## Source material
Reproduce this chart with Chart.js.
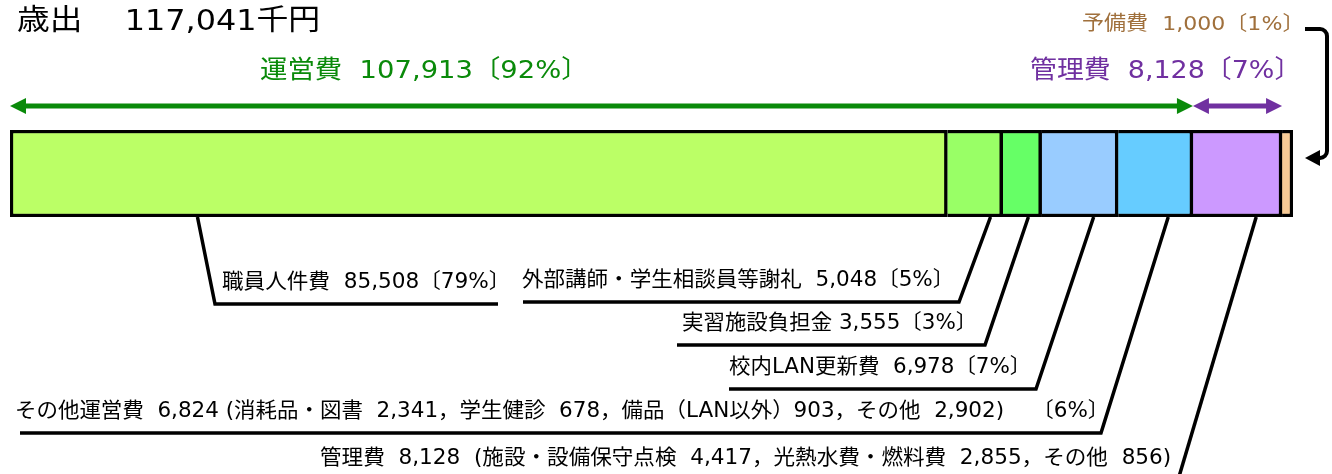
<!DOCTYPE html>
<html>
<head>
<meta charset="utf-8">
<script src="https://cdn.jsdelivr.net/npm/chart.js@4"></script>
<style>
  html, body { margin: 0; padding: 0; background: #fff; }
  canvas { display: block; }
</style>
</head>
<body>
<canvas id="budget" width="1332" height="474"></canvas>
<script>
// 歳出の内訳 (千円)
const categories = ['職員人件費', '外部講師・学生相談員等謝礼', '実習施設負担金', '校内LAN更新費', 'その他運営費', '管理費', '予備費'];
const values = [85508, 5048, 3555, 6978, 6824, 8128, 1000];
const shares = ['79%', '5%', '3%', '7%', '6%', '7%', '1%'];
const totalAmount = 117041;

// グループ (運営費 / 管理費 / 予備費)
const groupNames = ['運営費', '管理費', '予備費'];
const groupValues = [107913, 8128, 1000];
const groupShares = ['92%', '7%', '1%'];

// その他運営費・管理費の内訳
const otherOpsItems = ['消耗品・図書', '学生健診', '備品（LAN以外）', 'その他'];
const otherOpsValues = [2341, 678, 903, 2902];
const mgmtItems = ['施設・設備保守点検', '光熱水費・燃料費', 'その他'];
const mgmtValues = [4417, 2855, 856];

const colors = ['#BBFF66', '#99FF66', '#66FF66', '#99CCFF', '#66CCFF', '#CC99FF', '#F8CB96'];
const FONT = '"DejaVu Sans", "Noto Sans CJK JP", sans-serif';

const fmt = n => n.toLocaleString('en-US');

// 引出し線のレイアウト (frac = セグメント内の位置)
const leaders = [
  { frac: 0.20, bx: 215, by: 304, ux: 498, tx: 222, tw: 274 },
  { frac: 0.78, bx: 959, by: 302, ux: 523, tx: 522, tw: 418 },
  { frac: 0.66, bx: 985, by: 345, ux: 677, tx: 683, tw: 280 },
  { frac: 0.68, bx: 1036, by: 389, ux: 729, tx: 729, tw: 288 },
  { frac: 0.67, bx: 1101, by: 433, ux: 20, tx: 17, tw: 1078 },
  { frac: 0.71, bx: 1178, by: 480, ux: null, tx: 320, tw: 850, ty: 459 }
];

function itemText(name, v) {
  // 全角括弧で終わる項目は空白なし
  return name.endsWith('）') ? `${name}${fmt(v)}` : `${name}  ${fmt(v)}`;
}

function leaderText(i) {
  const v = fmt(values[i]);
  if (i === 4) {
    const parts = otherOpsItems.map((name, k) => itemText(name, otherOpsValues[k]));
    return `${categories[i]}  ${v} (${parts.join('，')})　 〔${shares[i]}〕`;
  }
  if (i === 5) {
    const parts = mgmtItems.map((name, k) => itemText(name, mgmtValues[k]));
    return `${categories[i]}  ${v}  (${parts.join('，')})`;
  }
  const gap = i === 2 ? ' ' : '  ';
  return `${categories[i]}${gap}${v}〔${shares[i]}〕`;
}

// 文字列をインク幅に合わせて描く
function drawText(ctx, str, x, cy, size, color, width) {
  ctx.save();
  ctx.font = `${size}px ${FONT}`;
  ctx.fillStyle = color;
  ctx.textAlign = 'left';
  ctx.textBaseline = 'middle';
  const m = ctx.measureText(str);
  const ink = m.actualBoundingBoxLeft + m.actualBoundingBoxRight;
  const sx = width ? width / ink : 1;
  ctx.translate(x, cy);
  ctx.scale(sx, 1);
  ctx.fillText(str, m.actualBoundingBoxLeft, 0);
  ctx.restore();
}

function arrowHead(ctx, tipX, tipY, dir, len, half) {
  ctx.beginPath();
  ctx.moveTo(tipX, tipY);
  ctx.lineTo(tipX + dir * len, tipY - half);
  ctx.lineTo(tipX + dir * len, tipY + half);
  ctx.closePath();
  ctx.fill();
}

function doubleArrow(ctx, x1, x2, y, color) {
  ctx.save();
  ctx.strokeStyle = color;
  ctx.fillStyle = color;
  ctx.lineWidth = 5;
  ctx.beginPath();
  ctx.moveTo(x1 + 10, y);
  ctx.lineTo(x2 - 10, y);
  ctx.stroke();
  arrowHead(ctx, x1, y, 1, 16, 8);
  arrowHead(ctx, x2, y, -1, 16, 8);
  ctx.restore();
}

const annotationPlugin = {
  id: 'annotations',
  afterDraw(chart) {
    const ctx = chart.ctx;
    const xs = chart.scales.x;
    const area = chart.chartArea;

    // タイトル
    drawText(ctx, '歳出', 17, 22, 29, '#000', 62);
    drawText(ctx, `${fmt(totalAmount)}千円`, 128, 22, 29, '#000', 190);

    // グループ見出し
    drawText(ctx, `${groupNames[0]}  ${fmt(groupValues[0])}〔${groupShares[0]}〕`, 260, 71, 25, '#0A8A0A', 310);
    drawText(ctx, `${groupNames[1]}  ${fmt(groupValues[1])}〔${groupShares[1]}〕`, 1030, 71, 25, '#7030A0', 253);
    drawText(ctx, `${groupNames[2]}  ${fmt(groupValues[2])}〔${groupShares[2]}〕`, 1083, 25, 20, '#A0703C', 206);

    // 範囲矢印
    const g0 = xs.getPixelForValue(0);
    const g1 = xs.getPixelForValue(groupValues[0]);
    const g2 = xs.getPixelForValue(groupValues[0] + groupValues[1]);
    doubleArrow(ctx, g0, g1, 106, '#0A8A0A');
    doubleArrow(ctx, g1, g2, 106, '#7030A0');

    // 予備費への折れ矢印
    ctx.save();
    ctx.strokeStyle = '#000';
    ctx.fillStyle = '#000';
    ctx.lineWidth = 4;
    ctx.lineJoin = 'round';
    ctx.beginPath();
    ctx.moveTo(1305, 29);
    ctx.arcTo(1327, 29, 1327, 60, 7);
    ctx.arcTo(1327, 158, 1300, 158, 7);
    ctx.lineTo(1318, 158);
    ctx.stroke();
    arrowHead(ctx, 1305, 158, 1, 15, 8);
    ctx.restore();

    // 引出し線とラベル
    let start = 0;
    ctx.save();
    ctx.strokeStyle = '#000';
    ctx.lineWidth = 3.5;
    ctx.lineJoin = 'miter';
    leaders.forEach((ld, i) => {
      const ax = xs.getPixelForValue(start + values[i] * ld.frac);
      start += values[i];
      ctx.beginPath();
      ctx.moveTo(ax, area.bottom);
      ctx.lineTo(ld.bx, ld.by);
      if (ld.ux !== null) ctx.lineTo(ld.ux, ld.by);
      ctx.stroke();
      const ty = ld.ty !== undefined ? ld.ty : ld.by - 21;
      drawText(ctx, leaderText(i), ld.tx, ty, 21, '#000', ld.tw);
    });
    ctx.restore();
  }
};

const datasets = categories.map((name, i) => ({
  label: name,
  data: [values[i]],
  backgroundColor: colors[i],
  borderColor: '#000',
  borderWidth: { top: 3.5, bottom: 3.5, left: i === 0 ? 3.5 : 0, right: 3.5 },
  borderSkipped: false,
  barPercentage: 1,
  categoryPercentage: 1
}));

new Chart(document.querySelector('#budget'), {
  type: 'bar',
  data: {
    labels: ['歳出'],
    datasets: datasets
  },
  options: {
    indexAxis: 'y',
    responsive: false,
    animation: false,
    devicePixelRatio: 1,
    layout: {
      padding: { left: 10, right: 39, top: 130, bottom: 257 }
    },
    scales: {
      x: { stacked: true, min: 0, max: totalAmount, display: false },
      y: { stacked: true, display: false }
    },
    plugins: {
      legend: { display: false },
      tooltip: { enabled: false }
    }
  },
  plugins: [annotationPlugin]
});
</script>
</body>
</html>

## Problem statement
Leave the pictures out and copy the rest of the data exactly.

## Response below
Reproduce this chart with Chart.js.
<!DOCTYPE html>
<html>
<head>
<meta charset="utf-8">
<script src="https://cdn.jsdelivr.net/npm/chart.js@4"></script>
<style>
  html, body { margin: 0; padding: 0; background: #fff; }
  canvas { display: block; }
</style>
</head>
<body>
<canvas id="budget" width="1332" height="474"></canvas>
<script>
// 歳出の内訳 (千円)
const categories = ['職員人件費', '外部講師・学生相談員等謝礼', '実習施設負担金', '校内LAN更新費', 'その他運営費', '管理費', '予備費'];
const values = [85508, 5048, 3555, 6978, 6824, 8128, 1000];
const shares = ['79%', '5%', '3%', '7%', '6%', '7%', '1%'];
const totalAmount = 117041;

// グループ (運営費 / 管理費 / 予備費)
const groupNames = ['運営費', '管理費', '予備費'];
const groupValues = [107913, 8128, 1000];
const groupShares = ['92%', '7%', '1%'];

// その他運営費・管理費の内訳
const otherOpsItems = ['消耗品・図書', '学生健診', '備品（LAN以外）', 'その他'];
const otherOpsValues = [2341, 678, 903, 2902];
const mgmtItems = ['施設・設備保守点検', '光熱水費・燃料費', 'その他'];
const mgmtValues = [4417, 2855, 856];

const colors = ['#BBFF66', '#99FF66', '#66FF66', '#99CCFF', '#66CCFF', '#CC99FF', '#F8CB96'];
const FONT = '"DejaVu Sans", "Noto Sans CJK JP", sans-serif';

const fmt = n => n.toLocaleString('en-US');

// 引出し線のレイアウト (frac = セグメント内の位置)
const leaders = [
  { frac: 0.20, bx: 215, by: 304, ux: 498, tx: 222, tw: 274 },
  { frac: 0.78, bx: 959, by: 302, ux: 523, tx: 522, tw: 418 },
  { frac: 0.66, bx: 985, by: 345, ux: 677, tx: 683, tw: 280 },
  { frac: 0.68, bx: 1036, by: 389, ux: 729, tx: 729, tw: 288 },
  { frac: 0.67, bx: 1101, by: 433, ux: 20, tx: 17, tw: 1078 },
  { frac: 0.71, bx: 1178, by: 480, ux: null, tx: 320, tw: 850, ty: 459 }
];

function itemText(name, v) {
  // 全角括弧で終わる項目は空白なし
  return name.endsWith('）') ? `${name}${fmt(v)}` : `${name}  ${fmt(v)}`;
}

function leaderText(i) {
  const v = fmt(values[i]);
  if (i === 4) {
    const parts = otherOpsItems.map((name, k) => itemText(name, otherOpsValues[k]));
    return `${categories[i]}  ${v} (${parts.join('，')})　 〔${shares[i]}〕`;
  }
  if (i === 5) {
    const parts = mgmtItems.map((name, k) => itemText(name, mgmtValues[k]));
    return `${categories[i]}  ${v}  (${parts.join('，')})`;
  }
  const gap = i === 2 ? ' ' : '  ';
  return `${categories[i]}${gap}${v}〔${shares[i]}〕`;
}

// 文字列をインク幅に合わせて描く
function drawText(ctx, str, x, cy, size, color, width) {
  ctx.save();
  ctx.font = `${size}px ${FONT}`;
  ctx.fillStyle = color;
  ctx.textAlign = 'left';
  ctx.textBaseline = 'middle';
  const m = ctx.measureText(str);
  const ink = m.actualBoundingBoxLeft + m.actualBoundingBoxRight;
  const sx = width ? width / ink : 1;
  ctx.translate(x, cy);
  ctx.scale(sx, 1);
  ctx.fillText(str, m.actualBoundingBoxLeft, 0);
  ctx.restore();
}

function arrowHead(ctx, tipX, tipY, dir, len, half) {
  ctx.beginPath();
  ctx.moveTo(tipX, tipY);
  ctx.lineTo(tipX + dir * len, tipY - half);
  ctx.lineTo(tipX + dir * len, tipY + half);
  ctx.closePath();
  ctx.fill();
}

function doubleArrow(ctx, x1, x2, y, color) {
  ctx.save();
  ctx.strokeStyle = color;
  ctx.fillStyle = color;
  ctx.lineWidth = 5;
  ctx.beginPath();
  ctx.moveTo(x1 + 10, y);
  ctx.lineTo(x2 - 10, y);
  ctx.stroke();
  arrowHead(ctx, x1, y, 1, 16, 8);
  arrowHead(ctx, x2, y, -1, 16, 8);
  ctx.restore();
}

const annotationPlugin = {
  id: 'annotations',
  afterDraw(chart) {
    const ctx = chart.ctx;
    const xs = chart.scales.x;
    const area = chart.chartArea;

    // タイトル
    drawText(ctx, '歳出', 17, 22, 29, '#000', 62);
    drawText(ctx, `${fmt(totalAmount)}千円`, 128, 22, 29, '#000', 190);

    // グループ見出し
    drawText(ctx, `${groupNames[0]}  ${fmt(groupValues[0])}〔${groupShares[0]}〕`, 260, 71, 25, '#0A8A0A', 310);
    drawText(ctx, `${groupNames[1]}  ${fmt(groupValues[1])}〔${groupShares[1]}〕`, 1030, 71, 25, '#7030A0', 253);
    drawText(ctx, `${groupNames[2]}  ${fmt(groupValues[2])}〔${groupShares[2]}〕`, 1083, 25, 20, '#A0703C', 206);

    // 範囲矢印
    const g0 = xs.getPixelForValue(0);
    const g1 = xs.getPixelForValue(groupValues[0]);
    const g2 = xs.getPixelForValue(groupValues[0] + groupValues[1]);
    doubleArrow(ctx, g0, g1, 106, '#0A8A0A');
    doubleArrow(ctx, g1, g2, 106, '#7030A0');

    // 予備費への折れ矢印
    ctx.save();
    ctx.strokeStyle = '#000';
    ctx.fillStyle = '#000';
    ctx.lineWidth = 4;
    ctx.lineJoin = 'round';
    ctx.beginPath();
    ctx.moveTo(1305, 29);
    ctx.arcTo(1327, 29, 1327, 60, 7);
    ctx.arcTo(1327, 158, 1300, 158, 7);
    ctx.lineTo(1318, 158);
    ctx.stroke();
    arrowHead(ctx, 1305, 158, 1, 15, 8);
    ctx.restore();

    // 引出し線とラベル
    let start = 0;
    ctx.save();
    ctx.strokeStyle = '#000';
    ctx.lineWidth = 3.5;
    ctx.lineJoin = 'miter';
    leaders.forEach((ld, i) => {
      const ax = xs.getPixelForValue(start + values[i] * ld.frac);
      start += values[i];
      ctx.beginPath();
      ctx.moveTo(ax, area.bottom);
      ctx.lineTo(ld.bx, ld.by);
      if (ld.ux !== null) ctx.lineTo(ld.ux, ld.by);
      ctx.stroke();
      const ty = ld.ty !== undefined ? ld.ty : ld.by - 21;
      drawText(ctx, leaderText(i), ld.tx, ty, 21, '#000', ld.tw);
    });
    ctx.restore();
  }
};

const datasets = categories.map((name, i) => ({
  label: name,
  data: [values[i]],
  backgroundColor: colors[i],
  borderColor: '#000',
  borderWidth: { top: 3.5, bottom: 3.5, left: i === 0 ? 3.5 : 0, right: 3.5 },
  borderSkipped: false,
  barPercentage: 1,
  categoryPercentage: 1
}));

new Chart(document.querySelector('#budget'), {
  type: 'bar',
  data: {
    labels: ['歳出'],
    datasets: datasets
  },
  options: {
    indexAxis: 'y',
    responsive: false,
    animation: false,
    devicePixelRatio: 1,
    layout: {
      padding: { left: 10, right: 39, top: 130, bottom: 257 }
    },
    scales: {
      x: { stacked: true, min: 0, max: totalAmount, display: false },
      y: { stacked: true, display: false }
    },
    plugins: {
      legend: { display: false },
      tooltip: { enabled: false }
    }
  },
  plugins: [annotationPlugin]
});
</script>
</body>
</html>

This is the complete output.